Wearing coveralls or a muddy apron, Kimberly Huestis ’05 mixes powdered rock and clay to create porcelain in her Cambridge, Mass., art studio, then hand-sculpts nautically inspired porcelain jewelry designed for sensitive skin.
Since starting her jewelry business, Porcelain and Stone, in 2012, she’s made pieces for celebrities, big brands, and private customers. For Madeleine Korbel Albright ’59, she made a mint-colored, gold-speckled brooch based on her best-selling uni necklace—uni means sea urchin in Japanese, and sea urchins are adaptive, tough, and well-traveled—which the former secretary of state received at a Washington Wellesley Club event. Anthropologie approached Kimberly to transform her uni design into the “Copley Knob,” a shabby-chic dresser pull. She’s also made carved rings for Free People, and her work has been featured in Vogue.

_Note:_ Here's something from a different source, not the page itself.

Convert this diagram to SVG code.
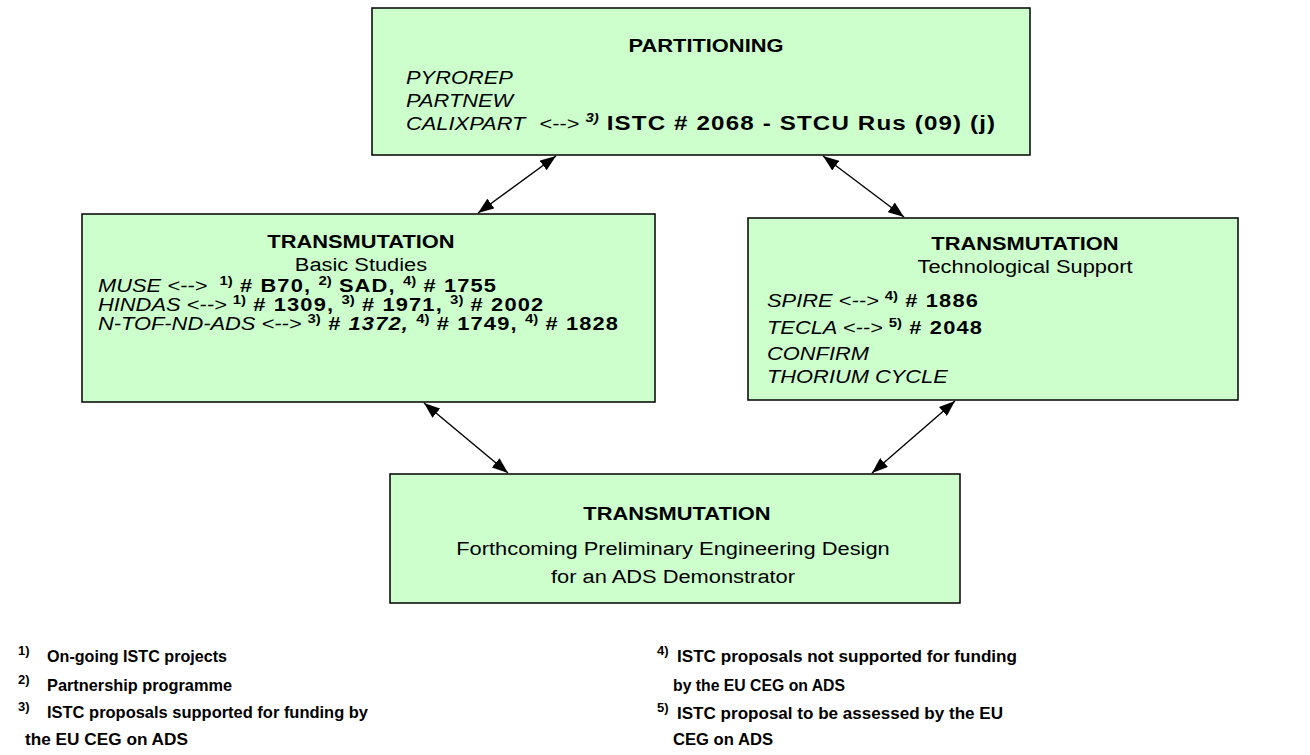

Kimberly, who’s Taiwanese and Scottish, enjoys working with porcelain for its cultural significance. Durable yet delicate, porcelain was first made in China in the Tang and Yuan dynasties. “It makes me feel connected to my mother’s side,” she says. It’s been called white gold, appears translucent, and is similar in strength to sapphire. “I felt like porcelain needed to be re-elevated.”
Her minimalist, timeless necklaces, bracelets, rings, and earrings are a combination of porcelain, stones like morganite, moonstone, and quartz, 22-karat gold, and nickel-free metals. She sets diamonds into porcelain, and makes barnacle-themed earrings, rings, and necklaces that mimic the heavy metal chains found in harbors.
Kimberly started making jewelry at age 8 in rural Vermont. Her pieces are still inspired by the beauty of the surrounding mountains and memories of skipping rocks with her older sisters at a local lake. “I was always very curious and inclined to play outside, to break open rocks to find a geode,” she says.
In high school, she continued making jewelry from leather and plastic after she developed a metal allergy, and she couldn’t wear most mass-produced jewelry. She studied ceramics and carved limestone into animal sculptures. “I’m a person who always has to be doing something with my hands,” she says. “I think with my hands, and they bring me a lot of peace and grounding when I create.”
At Wellesley, where she studied architecture and French culture, Kimberly experimented with hemp weaving, often trading her necklaces with other students. Architecture taught her how to edit a design. After graduation, she took an architecture job and continued making jewelry at night. She worried about pursuing her jewelry-making passion as a career. “I thought it might take the magic away,” she says.
Then, in 2012, she was working at a chocolate factory, in part as research for a food tech startup she and her husband collaborated on. The work was interesting, but jewelry-making still called to her. One night, her husband urged her to pursue it full-time. She gave notice and dug in, making more pieces, putting them on Etsy, and creating her own website, porcelainandstone.com.
Kimberly has taken ceramic chemistry classes to perfect her homemade porcelain formula, and she makes her own glaze recipes to color her pieces after sculpting them. Each piece takes up to a week to complete. She gravitates toward unique custom designs and bold statement pieces. She recently made a ring out of a diamond earring for a woman whose mother had died. She also created a crescent yoke necklace from porcelain and 22-karat gold for a Wellesley alum to give her partner when proposing at California’s Half Moon Bay.
“I really like it when people pick up a piece, and they say, ‘What is this?’” Kimberly says. “I like to make people question what they thought they knew.”